Jacobs Creek sure know their audience. As one of the few wineries in the country with a dedicated sensorial lab to help refine wine styles. Couple that with comprehensive market insights JC tends to be on the pulse when it comes to stylistic directions and new product development.
With this Double Barrel Chardonnay & Shiraz Cabernet, they’re tapping into the segment of the audience that wants rich, generous white and red wines. It’s not about subtlety or complexity, it’s about sheer mass of rich and generous flavour, and for that I admire it.
I’ve banged on about the Double Barrel bit when the first wines were released back in 2014 (read here) so you can start there for some background. These two wines carry on the line.
For me, both of these wines feel made. Concocted. A recipe in a bottle. Yet the commercial appeal is absolutely undeniable – lots and lots of drinkers are going to love the volume of sweet fruit and oak. I dip my lid, yet I couldn’t finish a glass of either…

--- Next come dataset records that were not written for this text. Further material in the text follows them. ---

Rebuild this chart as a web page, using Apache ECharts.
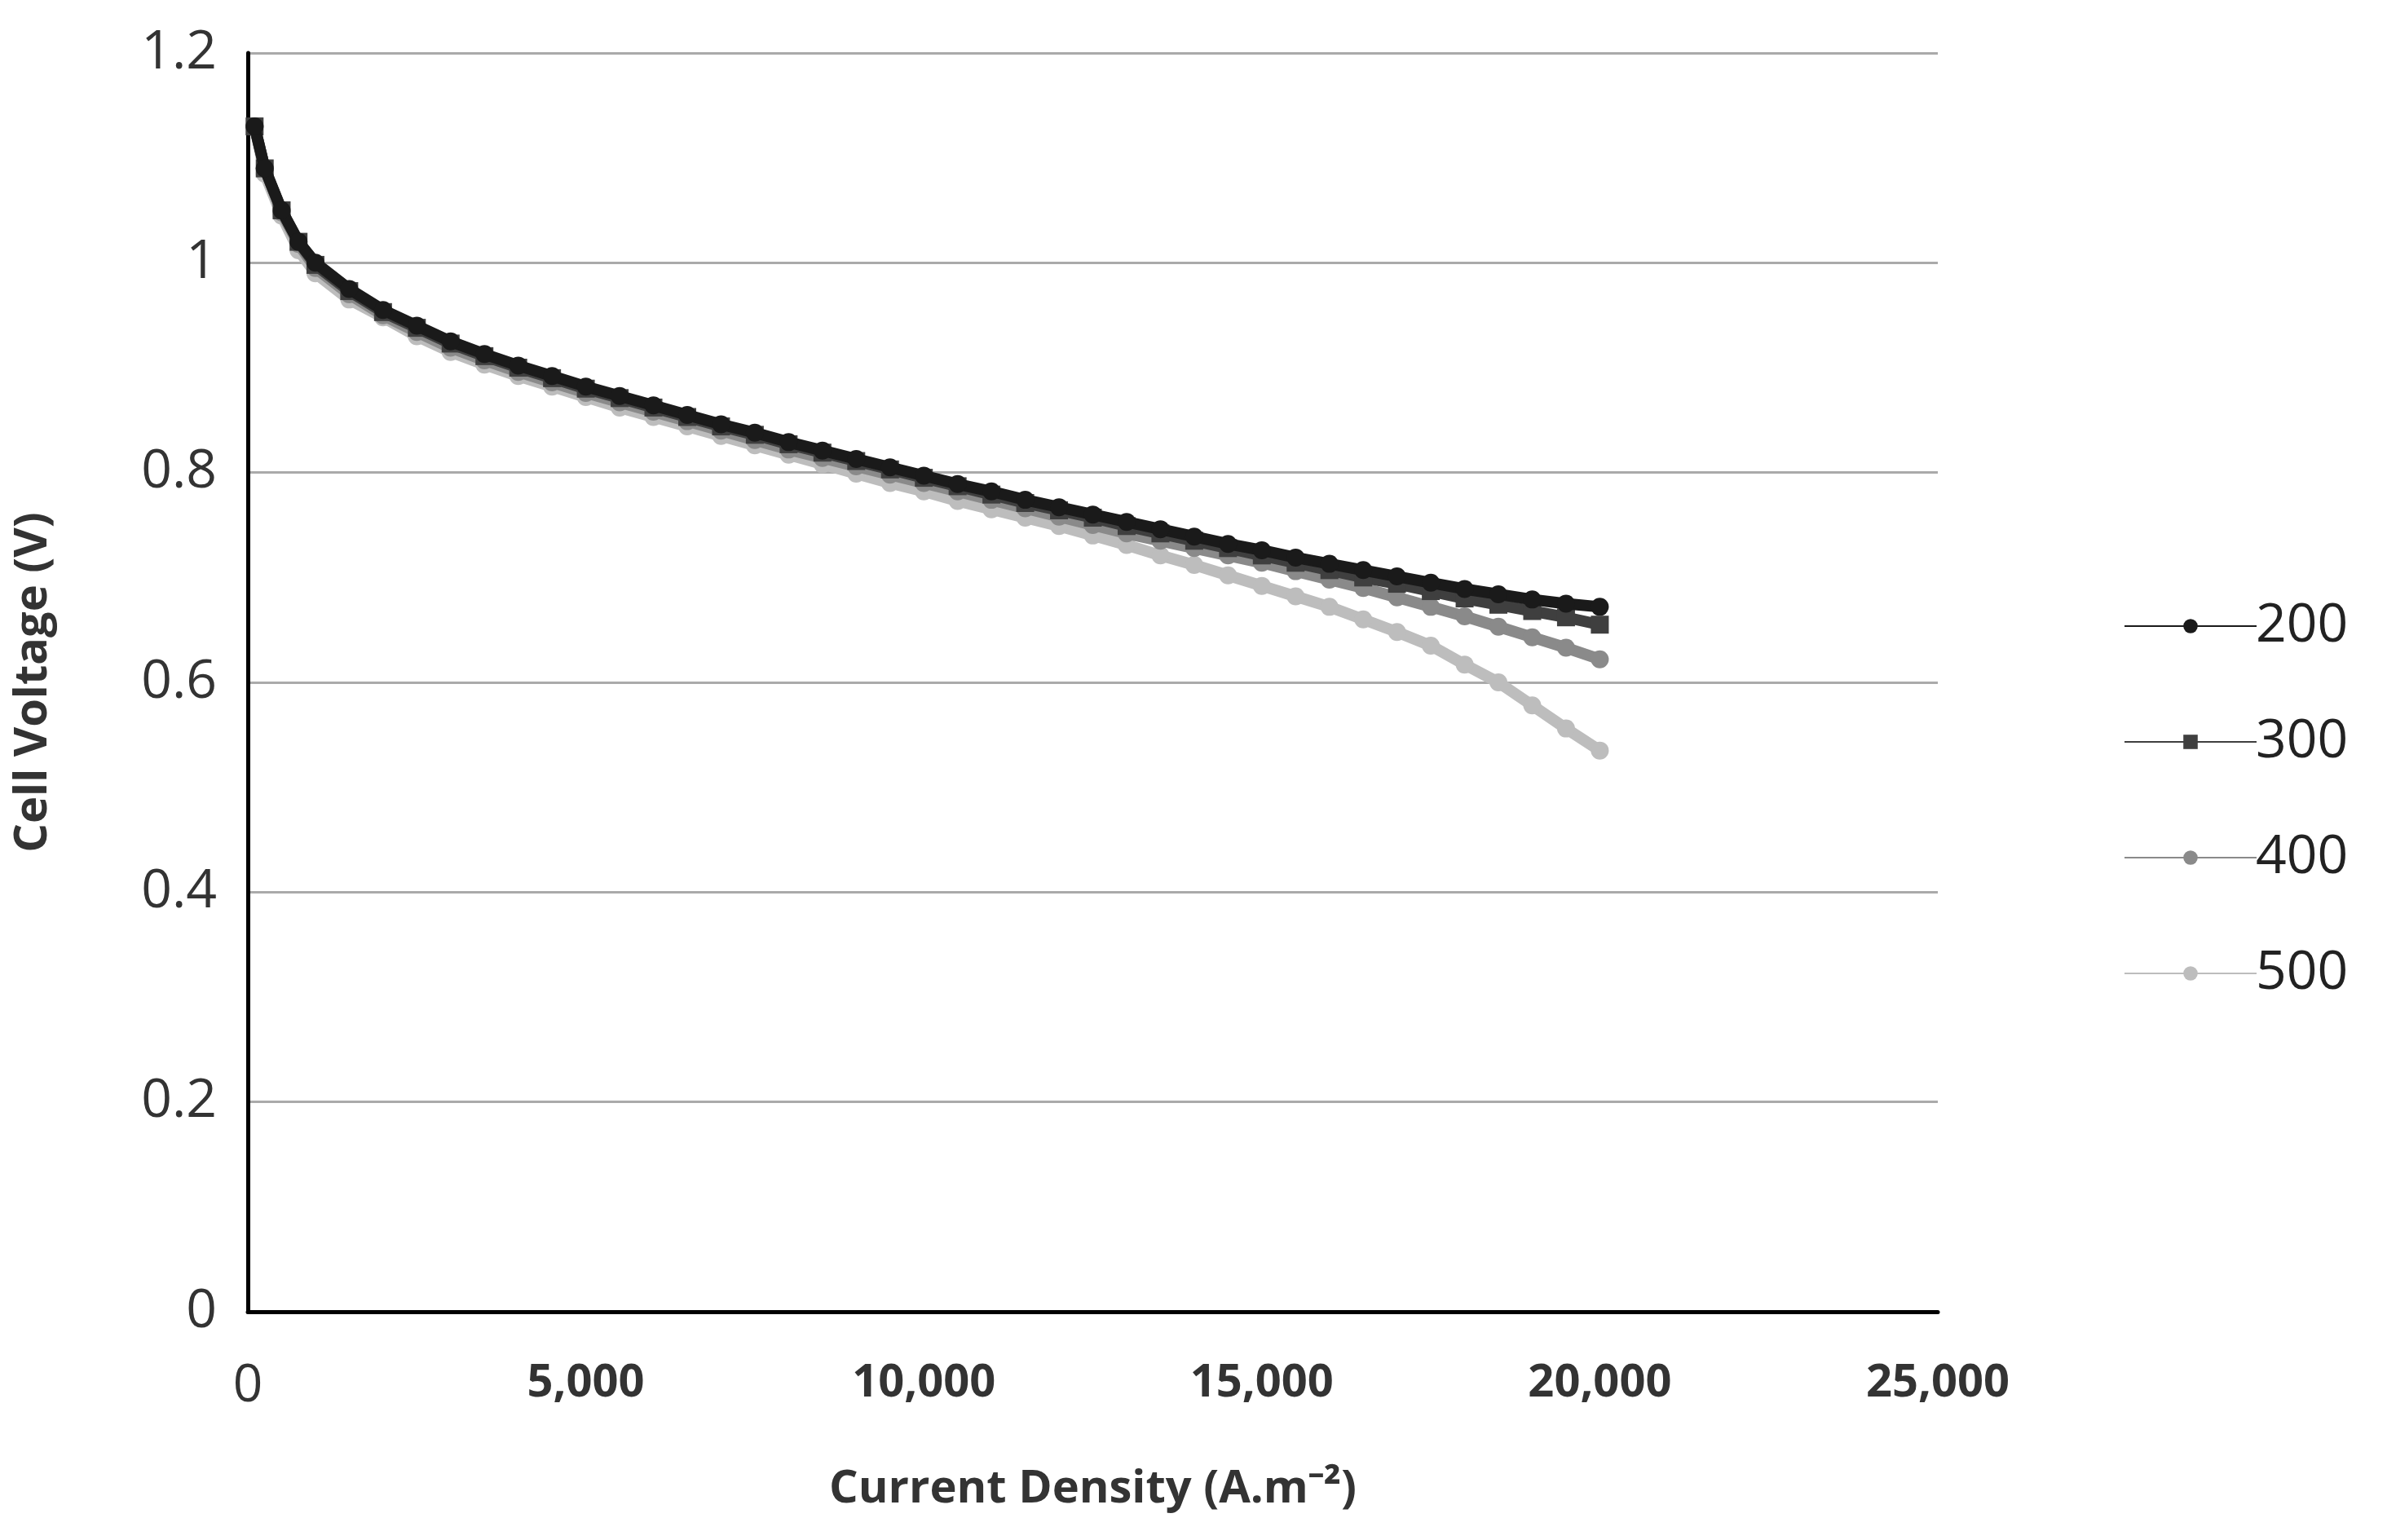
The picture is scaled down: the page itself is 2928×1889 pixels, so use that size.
<html>
<head>
<meta charset="utf-8">
<script src="https://cdn.jsdelivr.net/npm/echarts@6/dist/echarts.min.js"></script>
<style>html,body{margin:0;background:#fff}#main{width:2928px;height:1889px}</style>
</head>
<body>
<div id="main"></div>
<script>
var xs = [100, 250, 500, 750, 1000, 1500, 2000, 2500, 3000, 3500, 4000, 4500, 5000, 5500, 6000, 6500, 7000, 7500, 8000, 8500, 9000, 9500,
  10000, 10500, 11000, 11500, 12000, 12500, 13000, 13500, 14000, 14500, 15000, 15500, 16000, 16500, 17000, 17500, 18000, 18500, 19000, 19500, 20000];
var v200 = [1.13, 1.09, 1.05, 1.02, 1.0, 0.975, 0.955, 0.94, 0.925, 0.913, 0.902, 0.892, 0.882, 0.873, 0.864, 0.855, 0.846, 0.838, 0.829, 0.821, 0.813, 0.805,
  0.797, 0.789, 0.782, 0.774, 0.767, 0.760, 0.753, 0.746, 0.739, 0.732, 0.726, 0.719, 0.713, 0.707, 0.701, 0.695, 0.689, 0.684, 0.679, 0.675, 0.672];
var v300 = [1.13, 1.09, 1.05, 1.02, 0.998, 0.973, 0.953, 0.938, 0.923, 0.911, 0.900, 0.890, 0.880, 0.871, 0.862, 0.853, 0.844, 0.836, 0.827, 0.819, 0.811, 0.803,
  0.795, 0.787, 0.779, 0.771, 0.764, 0.757, 0.749, 0.742, 0.735, 0.728, 0.721, 0.714, 0.707, 0.700, 0.694, 0.687, 0.680, 0.674, 0.668, 0.662, 0.655];
var v400 = [1.13, 1.09, 1.048, 1.018, 0.995, 0.970, 0.950, 0.934, 0.919, 0.907, 0.896, 0.886, 0.876, 0.867, 0.858, 0.849, 0.840, 0.831, 0.822, 0.814, 0.806, 0.798,
  0.790, 0.782, 0.774, 0.766, 0.758, 0.750, 0.742, 0.735, 0.728, 0.721, 0.714, 0.706, 0.698, 0.690, 0.681, 0.672, 0.663, 0.653, 0.643, 0.633, 0.622];
var v500 = [1.13, 1.085, 1.045, 1.012, 0.99, 0.965, 0.948, 0.930, 0.915, 0.903, 0.892, 0.882, 0.872, 0.862, 0.853, 0.844, 0.835, 0.826, 0.817, 0.808, 0.799, 0.790,
  0.782, 0.773, 0.765, 0.757, 0.749, 0.740, 0.731, 0.721, 0.712, 0.702, 0.692, 0.682, 0.672, 0.660, 0.648, 0.635, 0.617, 0.600, 0.578, 0.556, 0.535];
var names = ['200', '300', '400', '500'];
var colors = ['#1a1a1a', '#3f3f3f', '#8a8a8a', '#bdbdbd'];
var symbols = ['circle', 'rect', 'circle', 'circle'];
var values = [v200, v300, v400, v500];

var chart = echarts.init(document.getElementById('main'));
var font = 'Open Sans';
chart.setOption({
  animation: false,
  color: colors,
  grid: { left: 304, right: 551, top: 65, bottom: 280 },
  legend: {
    orient: 'vertical', left: 2600, top: 730, itemGap: 76, itemWidth: 162, itemHeight: 22,
    textStyle: { fontSize: 66, fontFamily: font, color: '#222', padding: [0, 0, 0, -6] },
    data: names
  },
  xAxis: {
    type: 'value', min: 0, max: 25000, interval: 5000,
    name: 'Current Density (A.m⁻²)', nameLocation: 'middle', nameGap: 190,
    nameTextStyle: { fontSize: 56, fontWeight: 'bold', fontFamily: font, color: '#333' },
    axisLine: { lineStyle: { color: '#000', width: 5 } },
    axisTick: { show: false }, splitLine: { show: false },
    axisLabel: {
      margin: 60, fontSize: 56, fontWeight: 'bold', fontFamily: font, color: '#333',
      formatter: function (v) { return v === 0 ? '{z|0}' : v.toLocaleString('en-US'); },
      rich: { z: { fontSize: 64, fontWeight: 'normal', fontFamily: font, color: '#333', padding: [0, 0, 20, 0] } }
    }
  },
  yAxis: {
    type: 'value', min: 0, max: 1.2, interval: 0.2,
    name: 'Cell Voltage (V)', nameLocation: 'middle', nameGap: 235,
    nameTextStyle: { fontSize: 56, fontWeight: 'bold', fontFamily: font, color: '#333' },
    axisLine: { show: true, lineStyle: { color: '#000', width: 5 } },
    axisTick: { show: false },
    splitLine: { lineStyle: { color: '#aaa', width: 3 } },
    axisLabel: {
      margin: 38, fontSize: 66, fontFamily: font, color: '#333',
      formatter: function (v) { return String(Math.round(v * 10) / 10); }
    }
  },
  series: values.map(function (vals, i) {
    return {
      name: names[i], type: 'line', z: 10 - i,
      symbol: symbols[i], symbolSize: 22,
      lineStyle: { width: 14, color: colors[i] },
      itemStyle: { color: colors[i] },
      data: xs.map(function (x, k) { return [x, vals[k]]; })
    };
  }).reverse()
});
</script>
</body>
</html>
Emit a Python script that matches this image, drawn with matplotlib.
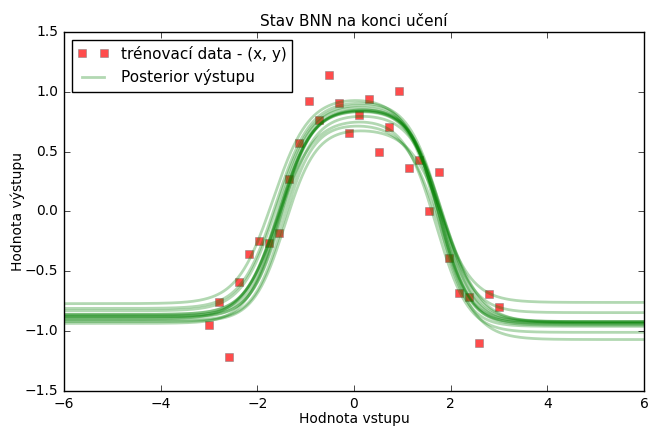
import numpy as np
import matplotlib
matplotlib.use('Agg')
import matplotlib.pyplot as plt

plt.style.use('classic')
plt.rcParams['font.family'] = ['DejaVu Sans']

# training data
x_train = np.linspace(-3, 3, 30)
y_train = [-0.95, -0.76, -1.22, -0.59, -0.355, -0.25, -0.265, -0.18, 0.27, 0.57,
           0.92, 0.765, 1.14, 0.905, 0.66, 0.805, 0.94, 0.50, 0.71, 1.005,
           0.36, 0.43, 0.0, 0.33, -0.39, -0.68, -0.715, -1.10, -0.69, -0.80]

# posterior samples: left level, plateau, right level, edges, steepness
left_lvl = [-0.77, -0.81, -0.83, -0.86, -0.86, -0.87, -0.88, -0.88, -0.89, -0.90, -0.91, -0.92, -0.935]
top_lvl = [0.96, 0.93, 0.91, 0.89, 0.87, 0.86, 0.86, 0.85, 0.82, 0.78, 0.74, 0.70, 0.87]
right_lvl = [-0.76, -0.845, -0.92, -0.92, -0.935, -0.93, -0.95, -0.96, -0.92, -1.01, -1.07, -0.93, -0.94]
left_edge = [-1.68, -1.62, -1.60, -1.56, -1.54, -1.52, -1.56, -1.50, -1.48, -1.58, -1.46, -1.43, -1.54]
right_edge = [1.70, 1.78, 1.74, 1.80, 1.76, 1.82, 1.78, 1.74, 1.86, 1.70, 1.80, 1.90, 1.78]
left_k = [2.7, 2.8, 2.8, 3.0, 2.9, 3.1, 2.9, 3.2, 3.0, 2.7, 3.2, 3.1, 3.0]
right_k = [2.8, 3.0, 3.2, 3.0, 3.3, 3.1, 3.2, 3.4, 2.9, 3.0, 2.8, 2.7, 3.2]


def sig(z):
    return 1.0 / (1.0 + np.exp(-z))


def bump(x, lo, top, ro, c1, c2, k1, k2):
    return lo + (top - lo) * sig(k1 * (x - c1)) - (top - ro) * sig(k2 * (x - c2))


fig = plt.figure(figsize=(6.49, 4.29), dpi=100)
ax = fig.add_axes([0.0986, 0.0886, 0.8937, 0.8368])

xs = np.linspace(-6, 6, 400)
ax.plot(x_train, y_train, 'rs', alpha=0.7, markersize=6, markeredgecolor='grey',
        label='trénovací data - (x, y)')
for i in range(len(left_lvl)):
    ys = bump(xs, left_lvl[i], top_lvl[i], right_lvl[i], left_edge[i], right_edge[i],
              left_k[i], right_k[i])
    ax.plot(xs, ys, 'g', alpha=0.3, linewidth=2,
            label='Posterior výstupu' if i == 0 else None)

ax.set_xlim(-6, 6)
ax.set_ylim(-1.5, 1.5)
ax.tick_params(labelsize=10)
ax.set_xlabel('Hodnota vstupu', fontsize=10, labelpad=1)
ax.set_ylabel('Hodnota výstupu', fontsize=10, labelpad=0)
ax.set_title('Stav BNN na konci učení', fontsize=11, pad=4)
ax.legend(loc='upper left', fontsize=11)

fig.savefig('out.png', dpi=100)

Jacobs Creek Double Barrel Shiraz Cabernet 2019
Easy to admire this. It gives the drinkers what they want – a connection with Scotch whisky (with portions matured in old whisky barrels) and a thick, blocky oak and fruit richness. No region on the bottle (and none needed), with sweet dark berry fruit, and coffeed sweet oak fills the nose, with vanilla bean wood filling in any crevice unfilled by dark fruit, then oak tannins and tart acidity to fill the finish. Super smooth, luscious and spot on with no shortage of intensity, if utterly inelegant. Not my bag, but watch it fly.
Jacobs Creek Double Barrel Shiraz Cabernet 2019. Best drinking: will still be alive come the end of the 2020s. It has heart. 16.5/20, 88/100. 14.5%, $27. Would I buy it? No.
Jacobs Creek Double Barrel Chardonnay 2020
Clever. Nutty, golden and yet with tart acidity. Golden honey nut fruit and oak is commercially attractive but it’s not real, a facade over a ripe yet tart wine. The oak is chippy and harsh too. This is a step behind the red, which is understandable, but that golden flavour combo will win friends, even if the finish is a bit lean.
Jacobs Creek Double Barrel Chardonnay 2020. Best drinking: now. 16/20, 87/100. 13.5%, $27. Would I buy it? No.
4 Comments
Yuk. This sort of stuff gives wine a bad name, but full credit Andrew for balanced reporting, something the MSM have forgotten about
Thanks Paul. I always have to remember that I live in a wine world very removed from most drinkers who just want something easy and tasty.
I’d rather drink pinot gris.
That’s unfair to good Pinot Gris. I’d rather drink beer.